> Supplied information:
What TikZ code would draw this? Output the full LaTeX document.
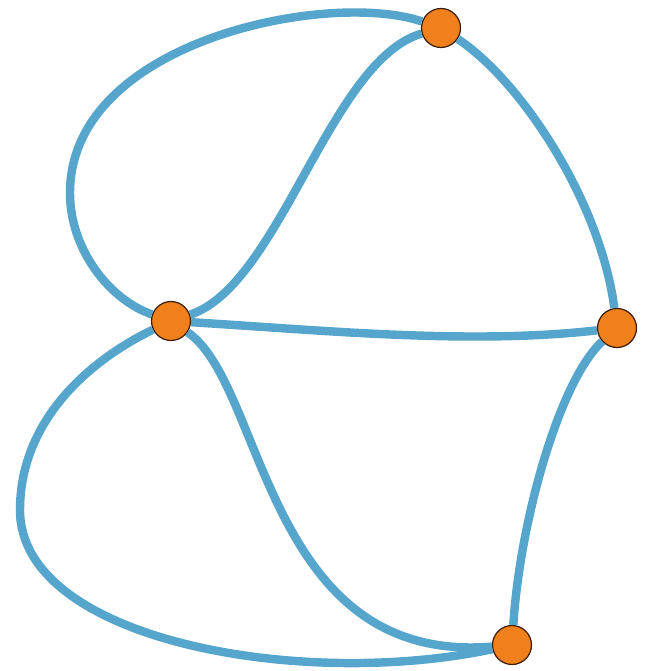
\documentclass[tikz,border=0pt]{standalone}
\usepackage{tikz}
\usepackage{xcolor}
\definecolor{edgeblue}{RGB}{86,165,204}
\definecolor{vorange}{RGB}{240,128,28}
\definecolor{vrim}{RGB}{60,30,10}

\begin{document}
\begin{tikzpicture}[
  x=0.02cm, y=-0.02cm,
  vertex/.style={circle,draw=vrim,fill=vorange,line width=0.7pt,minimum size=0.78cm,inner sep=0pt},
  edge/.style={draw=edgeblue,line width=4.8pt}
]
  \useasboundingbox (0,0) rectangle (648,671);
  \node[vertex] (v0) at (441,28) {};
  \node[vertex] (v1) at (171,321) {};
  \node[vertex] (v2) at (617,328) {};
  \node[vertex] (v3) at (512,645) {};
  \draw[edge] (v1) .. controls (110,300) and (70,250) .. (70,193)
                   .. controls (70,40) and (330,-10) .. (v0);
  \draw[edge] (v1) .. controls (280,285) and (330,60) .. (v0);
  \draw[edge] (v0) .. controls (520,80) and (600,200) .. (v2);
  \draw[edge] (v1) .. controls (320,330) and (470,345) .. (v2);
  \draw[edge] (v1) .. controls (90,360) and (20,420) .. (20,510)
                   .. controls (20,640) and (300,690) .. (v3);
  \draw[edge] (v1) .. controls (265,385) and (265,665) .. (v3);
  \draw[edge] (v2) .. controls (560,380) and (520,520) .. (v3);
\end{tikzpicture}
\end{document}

> Required task:
Transcribe the material exactly, keeping every word and none of the pictures.

> Written answer:
What TikZ code would draw this? Output the full LaTeX document.
\documentclass[tikz,border=0pt]{standalone}
\usepackage{tikz}
\usepackage{xcolor}
\definecolor{edgeblue}{RGB}{86,165,204}
\definecolor{vorange}{RGB}{240,128,28}
\definecolor{vrim}{RGB}{60,30,10}

\begin{document}
\begin{tikzpicture}[
  x=0.02cm, y=-0.02cm,
  vertex/.style={circle,draw=vrim,fill=vorange,line width=0.7pt,minimum size=0.78cm,inner sep=0pt},
  edge/.style={draw=edgeblue,line width=4.8pt}
]
  \useasboundingbox (0,0) rectangle (648,671);
  \node[vertex] (v0) at (441,28) {};
  \node[vertex] (v1) at (171,321) {};
  \node[vertex] (v2) at (617,328) {};
  \node[vertex] (v3) at (512,645) {};
  \draw[edge] (v1) .. controls (110,300) and (70,250) .. (70,193)
                   .. controls (70,40) and (330,-10) .. (v0);
  \draw[edge] (v1) .. controls (280,285) and (330,60) .. (v0);
  \draw[edge] (v0) .. controls (520,80) and (600,200) .. (v2);
  \draw[edge] (v1) .. controls (320,330) and (470,345) .. (v2);
  \draw[edge] (v1) .. controls (90,360) and (20,420) .. (20,510)
                   .. controls (20,640) and (300,690) .. (v3);
  \draw[edge] (v1) .. controls (265,385) and (265,665) .. (v3);
  \draw[edge] (v2) .. controls (560,380) and (520,520) .. (v3);
\end{tikzpicture}
\end{document}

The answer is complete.